Many people who can see the need to protect persons injured by guns and can see the parallels for responsibility to motor vehicles have a problem with involving insurance companies. Writing recently in a diary about possible system for requiring insurance on guns, one of the most common concerns was a distrust or even hatred of insurers. This is understandable because insurance companies often deny claims or access to insurance; and denial is likely to be harmful and very upsetting to the person denied. In so many areas, insurance coverage is required in one way or another and is a barrier to people getting on with their lives. Nevertheless, insurance is necessary and it matters greatly how it is implemented.
So the question is how would the insurance experience for gun owners work out?

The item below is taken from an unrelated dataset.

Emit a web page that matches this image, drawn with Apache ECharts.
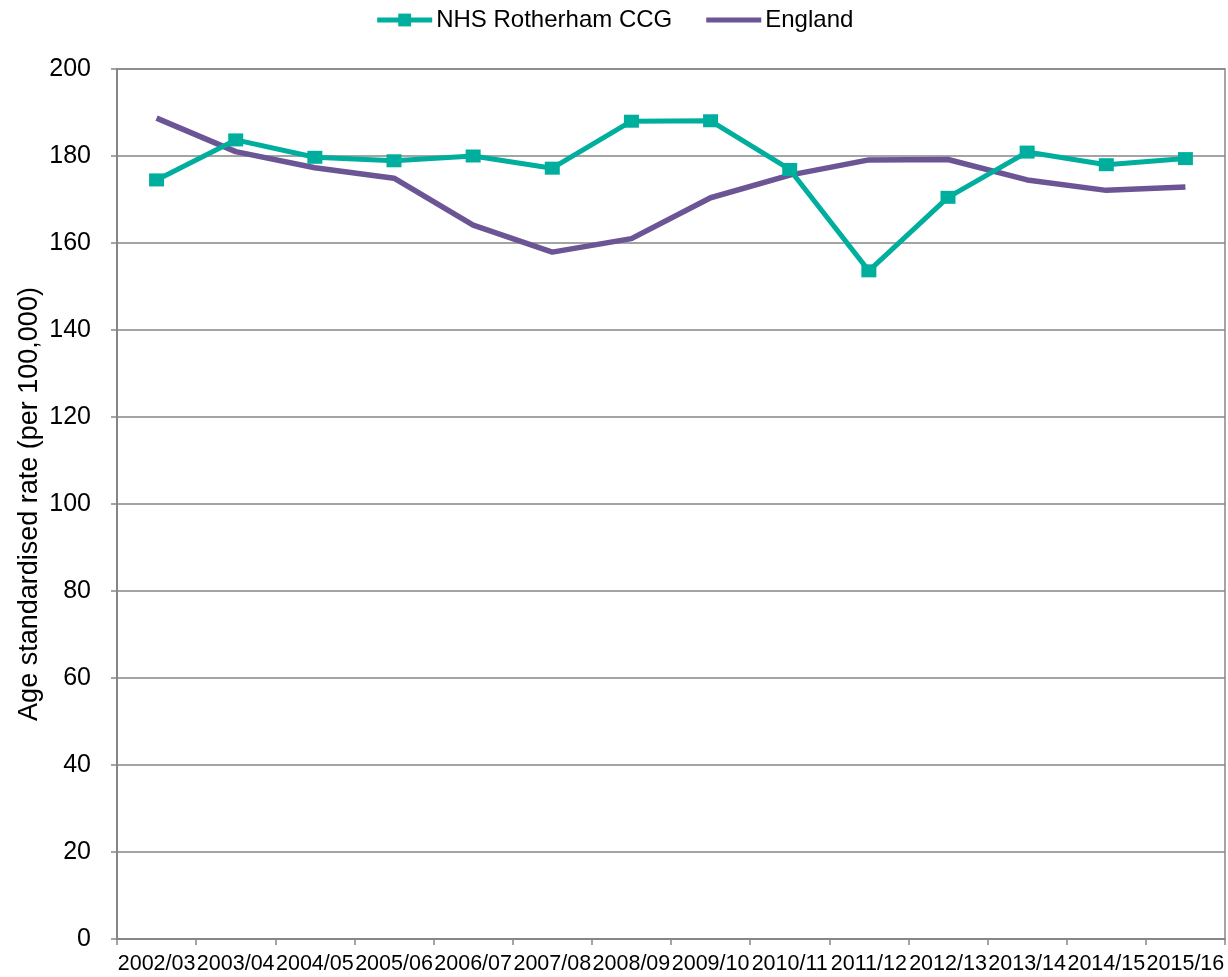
<!DOCTYPE html>
<html>
<head>
<meta charset="utf-8">
<script src="https://cdn.jsdelivr.net/npm/echarts@6/dist/echarts.min.js"></script>
<style>
html,body{margin:0;padding:0;background:#fff;}
#chart{width:1228px;height:977px;}
</style>
</head>
<body>
<div id="chart"></div>
<script>
const categories = ['2002/03','2003/04','2004/05','2005/06','2006/07','2007/08','2008/09','2009/10','2010/11','2011/12','2012/13','2013/14','2014/15','2015/16'];
const rotherhamValues = [174.5, 183.7, 179.7, 178.9, 180.0, 177.2, 188.0, 188.1, 176.9, 153.6, 170.5, 180.9, 178.0, 179.4];
const englandValues = [188.7, 181.0, 177.3, 174.9, 164.1, 157.9, 161.0, 170.4, 175.6, 179.1, 179.2, 174.5, 172.1, 172.9];
const yTicks = { min: 0, max: 200, interval: 20 };
const seriesNames = ['NHS Rotherham CCG', 'England'];

const FONT = "'Liberation Sans', Arial, sans-serif";
const TEAL = '#00AE9D';
const PURPLE = '#6B5595';
const chart = echarts.init(document.getElementById('chart'), null, { renderer: 'canvas' });
chart.setOption({
  animation: false,
  backgroundColor: '#ffffff',
  textStyle: { fontFamily: FONT, color: '#000' },
  legend: {
    top: 3,
    left: 'center',
    itemWidth: 55,
    itemHeight: 16,
    itemGap: 34,
    lineStyle: { width: 5 },
    textStyle: { fontFamily: FONT, fontSize: 24, color: '#000', padding: [0, 0, 0, -1] },
    data: [
      { name: seriesNames[0] },
      { name: seriesNames[1], icon: 'path://M0,0 H110 V10 H0 Z', itemStyle: { color: PURPLE } }
    ]
  },
  grid: {
    left: 117, right: 3, top: 69, bottom: 38,
    show: true, borderColor: '#868686', borderWidth: 1.5,
    containLabel: false
  },
  xAxis: {
    type: 'category',
    data: categories,
    boundaryGap: true,
    axisLine: { lineStyle: { color: '#868686', width: 2 } },
    axisTick: { show: true, alignWithLabel: false, length: 6, lineStyle: { color: '#868686', width: 1.5 } },
    axisLabel: { interval: 0, margin: 14, fontSize: 21.5, color: '#000', fontFamily: FONT },
    splitLine: { show: false }
  },
  yAxis: {
    type: 'value',
    min: yTicks.min, max: yTicks.max, interval: yTicks.interval,
    name: 'Age standardised rate (per 100,000)',
    nameLocation: 'middle',
    nameRotate: 90,
    nameGap: 74,
    nameMoveOverlap: false,
    nameTextStyle: { fontSize: 27, color: '#000', fontFamily: FONT },
    axisLine: { show: true, lineStyle: { color: '#868686', width: 2 } },
    axisTick: { show: true, length: 6, lineStyle: { color: '#868686', width: 1.5 } },
    axisLabel: { margin: 26, fontSize: 25, color: '#000', fontFamily: FONT },
    splitLine: { show: true, lineStyle: { color: '#868686', width: 1.5 } }
  },
  series: [
    {
      name: seriesNames[0],
      type: 'line',
      data: rotherhamValues,
      symbol: 'rect',
      symbolSize: [15, 13],
      showAllSymbol: true,
      itemStyle: { color: TEAL },
      lineStyle: { color: TEAL, width: 5 },
      z: 3
    },
    {
      name: seriesNames[1],
      type: 'line',
      data: englandValues,
      symbol: 'none',
      itemStyle: { color: PURPLE },
      lineStyle: { color: PURPLE, width: 5.5 },
      z: 2
    }
  ]
});
</script>
</body>
</html>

The system I am envisioning in my writing requires insurance to be purchased by manufacturers or importers in such a way that, to relieve an insurer of responsibility, each successive owner must take over or provide new insurance. If the gun is lost, stolen or diverted the responsibility stays with the current insurer. This is critical because the primary danger lawful owners make to the public is they may lose control of a gun. An important advantage of this system is that the government only has to regulate or even know about manufacturers, importers and insurers. There is no need to register privately owned guns for this to work.
The legislation needed to mandate insurance would prescribe the types of incidents that would be covered and the requirements for payment. It is very important that it be a no-fault system for two reasons, the situation in many shootings is so unclear that, even if it’s obvious there must be some kind of fault, proving it can be very difficult and protecting the privacy of gun owners is very important. This gives insurers much less room is denying claims than in other kinds of insurance. No-fault insurance for automobiles works well in many states, but the comparison of cars to guns is to the Personal Injury Protection (PIP) coverage that’s part of many state systems as it applies to pedestrians, who often don’t have their own insurance. For examples, see Florida and New York.

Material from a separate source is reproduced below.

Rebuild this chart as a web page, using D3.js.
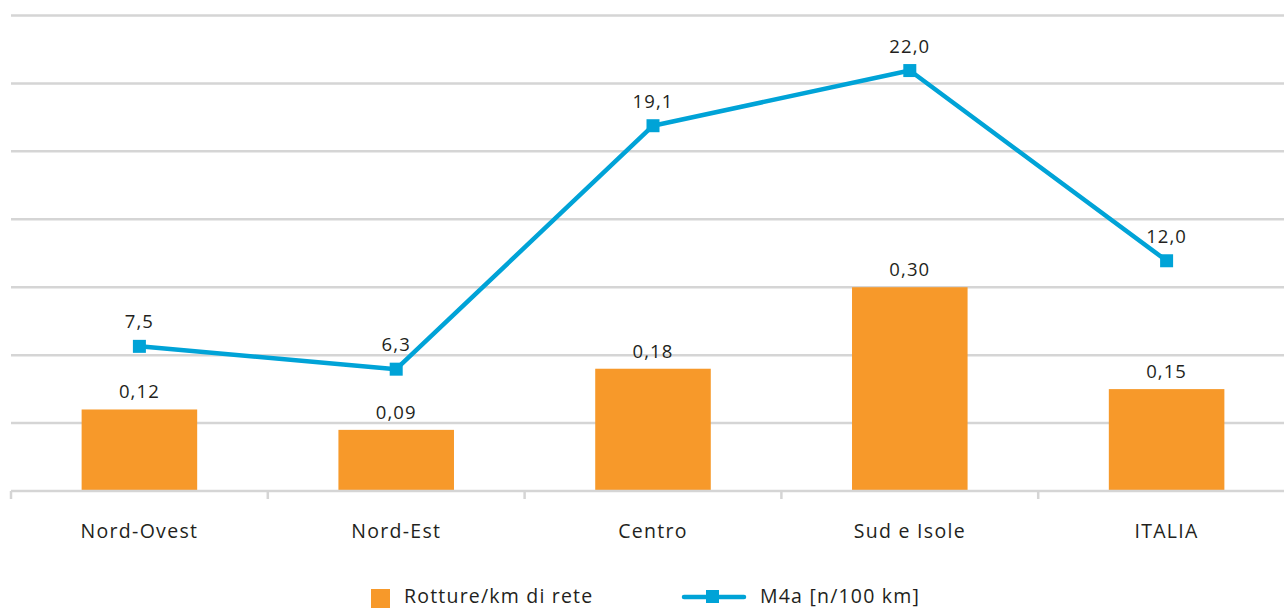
<!DOCTYPE html>
<html><head><meta charset="utf-8">
<script src="https://cdn.jsdelivr.net/npm/d3@7"></script>
<style>body{margin:0;background:#fff}svg{display:block}text{font-family:"Open Sans",Lato,sans-serif;fill:#231f20}</style>
</head><body><svg id="c" width="1284" height="608"></svg>
<script>
const categories = ["Nord-Ovest","Nord-Est","Centro","Sud e Isole","ITALIA"];
const rotture = [0.12,0.09,0.18,0.30,0.15];
const m4a = [7.5,6.3,19.1,22.0,12.0];
const leftTicks = [0,0.1,0.2,0.3,0.4,0.5,0.6,0.7];
const seriesNames = ["Rotture/km di rete","M4a [n/100 km]"];

const svg = d3.select("#c");
const pLeft = 11, pRight = 1295, pTop = 15.5, pBottom = 491, clipRight = 1284;
const x = d3.scaleBand().domain(categories).range([pLeft,pRight]).paddingInner(0.55).paddingOuter(0.275);
const xb = d3.scaleBand().domain(categories).range([pLeft,pRight]);
const y = d3.scaleLinear().domain([0,0.7]).range([pBottom,pTop]);
const y2 = d3.scaleLinear().domain([0,25]).range([pBottom-2,pTop-2]);
const fmt = (v,d)=>v.toFixed(d).replace(".",",");
const orange="#f7992a", blue="#00a3d7", grid="#d5d5d5";

// gridlines
svg.append("g").selectAll("line").data(leftTicks.slice(1)).join("line")
  .attr("x1",pLeft).attr("x2",clipRight).attr("y1",d=>y(d)).attr("y2",d=>y(d))
  .attr("stroke",grid).attr("stroke-width",2.5);

// bars
svg.append("g").selectAll("rect").data(rotture).join("rect")
  .attr("x",(d,i)=>x(categories[i])).attr("width",x.bandwidth())
  .attr("y",d=>y(d)).attr("height",d=>pBottom-y(d)).attr("fill",orange);

// x axis
const ax = svg.append("g").attr("transform",`translate(0,${pBottom})`);
ax.append("line").attr("x1",pLeft).attr("x2",clipRight).attr("stroke",grid).attr("stroke-width",2.5);
const tickXs = categories.map(c=>xb(c));
ax.selectAll("line.t").data(tickXs).join("line").attr("class","t")
  .attr("x1",d=>d).attr("x2",d=>d).attr("y1",0).attr("y2",8).attr("stroke",grid).attr("stroke-width",2.5);
ax.selectAll("text").data(categories).join("text")
  .attr("x",d=>xb(d)+xb.bandwidth()/2).attr("y",47).attr("text-anchor","middle")
  .attr("font-size",19.5).attr("letter-spacing",1.3).text(d=>d);

// bar labels
svg.append("g").selectAll("text").data(rotture).join("text")
  .attr("x",(d,i)=>x(categories[i])+x.bandwidth()/2).attr("y",d=>y(d)-11)
  .attr("text-anchor","middle").attr("font-size",18.5).attr("letter-spacing",1.1).text(d=>fmt(d,2));

// line
const cx = i=>xb(categories[i])+xb.bandwidth()/2;
svg.append("path").datum(m4a)
  .attr("d",d3.line().x((d,i)=>cx(i)).y(d=>y2(d)))
  .attr("fill","none").attr("stroke",blue).attr("stroke-width",4.5).attr("stroke-linejoin","round");
svg.append("g").selectAll("rect").data(m4a).join("rect")
  .attr("x",(d,i)=>cx(i)-6.5).attr("y",d=>y2(d)-6.5).attr("width",13).attr("height",13).attr("fill",blue);
svg.append("g").selectAll("text").data(m4a).join("text")
  .attr("x",(d,i)=>cx(i)).attr("y",d=>y2(d)-18)
  .attr("text-anchor","middle").attr("font-size",18.5).attr("letter-spacing",1.1).text(d=>fmt(d,1));

// legend
const lg = svg.append("g");
lg.append("rect").attr("x",371).attr("y",589).attr("width",19).attr("height",19).attr("fill",orange);
lg.append("text").attr("x",404).attr("y",603).attr("font-size",19.5).attr("letter-spacing",1.2).text(seriesNames[0]);
lg.append("line").attr("x1",684).attr("x2",744).attr("y1",597).attr("y2",597).attr("stroke",blue).attr("stroke-width",4.5).attr("stroke-linecap","round");
lg.append("rect").attr("x",706).attr("y",590).attr("width",13).attr("height",13).attr("fill",blue);
lg.append("text").attr("x",760).attr("y",603).attr("font-size",19.5).attr("letter-spacing",1.2).text(seriesNames[1]);
</script></body></html>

For the purchasers of gun insurance, it’s likely that there would be substantial competition about rates. Gun selling businesses would work hard to make good and economical carriers available to their customers. Because the rates would probably vary significantly for customers in different situations, with different styles of storage and use and for different types of firearms, the insurers would be competing on convenience and privacy as well as price.
The big costs for automobile liability insurance claims are injuries and property damage rather than fatalities. Because guns are involved in only about 2.5% as many injuries as motor vehicles, the average cost would be low. Very generous benefits would have an average annual cost to insurers of less than $40 per gun. Limits similar to a less generous plan such as Florida’s PIP would be less than one quarter of that. These are averages; and particular situations would have higher or lower costs. In particular, guns that have been in the possession of owners for substantial periods have a much smaller chance of turning up in shootings later.